String4::RandomPassword($length = 10) → String4
Generates a human-friendly random password. Visually ambiguous characters (0, O, 1, l, I) are excluded to reduce transcription errors. The result mixes letters and digits in a pronounceable pattern.
Also works well as a voucher or coupon code generator.
echo String4::RandomPassword(); // e.g. "68ynedeSA6" echo String4::RandomPassword(12); // e.g. "68ynedeSA634" echo String4::RandomPassword(10)->upper(); // e.g. "EVUH923244"
Encoding
fixEncoding($options = []) → String4
Replaces invalid UTF-8 byte sequences with a replacement character. Only has effect on UTF-8 strings. Accepts a string argument directly as a shorthand for ["replacement" => ...].
The default replacement is U+FFFD (the standard Unicode replacement character ▒).

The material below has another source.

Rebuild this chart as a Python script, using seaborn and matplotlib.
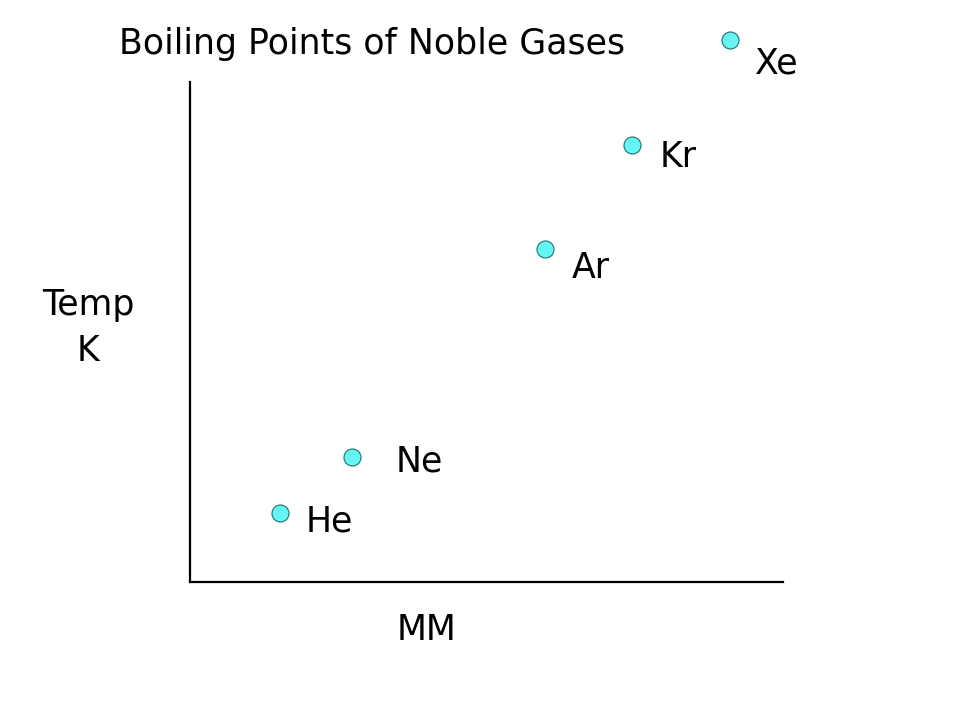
import matplotlib
matplotlib.use("Agg")
import matplotlib.pyplot as plt
import seaborn as sns
import pandas as pd

# values (relative units, axes run 0-100)
gases = ["He", "Ne", "Ar", "Kr", "Xe"]
molar_mass = [15.2, 27.3, 59.9, 74.5, 91.1]
boiling_temp = [13.8, 25.0, 66.6, 87.4, 108.4]

# label offsets from each point, in pixels (right, down)
label_dx = [25, 44, 27, 28, 25]
label_dy = [9, 5, 19, 12, 24]

df = pd.DataFrame({"gas": gases, "mm": molar_mass, "temp": boiling_temp})

sns.set_theme(style="white")
plt.rcParams['font.family'] = ['DejaVu Sans']

fig = plt.figure(figsize=(9.6, 7.2), dpi=100)
ax = fig.add_axes([190 / 960, 138 / 720, 593 / 960, 500 / 720])

sns.scatterplot(data=df, x="mm", y="temp", ax=ax, s=150, color="#66F5F5",
                edgecolor="#1F6F6F", linewidth=0.8, clip_on=False, zorder=3)

for g, x, y, dx, dy in zip(gases, molar_mass, boiling_temp, label_dx, label_dy):
    ax.annotate(g, (x, y), xytext=(dx * 0.72, -dy * 0.72), textcoords="offset points",
                fontsize=25, color="black", ha="left", va="center",
                annotation_clip=False)

ax.set_xlim(0, 100)
ax.set_ylim(0, 100)
ax.set_xticks([])
ax.set_yticks([])
ax.set_xlabel("")
ax.set_ylabel("")
for side in ["top", "right"]:
    ax.spines[side].set_visible(False)
for side in ["left", "bottom"]:
    ax.spines[side].set_color("black")
    ax.spines[side].set_linewidth(1.6)

fig.text(372 / 960, 1 - 44 / 720, "Boiling Points of Noble Gases",
         fontsize=25, color="black", ha="center", va="center")
fig.text(88 / 960, 1 - 328 / 720, "Temp\nK", fontsize=25, color="black",
         ha="center", va="center", linespacing=1.45)
fig.text(426 / 960, 1 - 630 / 720, "MM", fontsize=25, color="black",
         ha="center", va="center")

fig.savefig("out.png", dpi=100)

$s->fixEncoding(); // invalid bytes replaced with "▒" $s->fixEncoding("?"); // invalid bytes replaced with "?" $s->fixEncoding(["replacement" => "_"]); // invalid bytes replaced with "_"
Utilities
getId() → string
Returns the string value. Exists for compatibility with the ATK14 framework, which sometimes calls getId() on objects to obtain their scalar representation.
Method chaining
All transformation methods return a new String4 instance, so calls can be chained in any order:
echo String4::ToObject(" Hello World! ") ->trim() ->lower() ->replace("!", "") ->toSlug(); // "hello-world" echo String4::ToObject("CookieConsentsController") ->gsub('/Controller$/', '') ->singularize() ->underscore(); // "cookie_consent" echo String4::ToObject(" lots of whitespace \n\n\n and newlines ") ->squish(); // "lots of whitespace and newlines"
Testing
String4 is tested automatically via GitHub Actions across PHP 5.6 to PHP 8.5.
Tests use the atk14/tester wrapper for phpunit/phpunit.
Install development dependencies:
composer update --dev
Run the test suite:
cd test ../vendor/bin/run_unit_tests
Licence
String4 is free software distributed under the terms of the MIT license.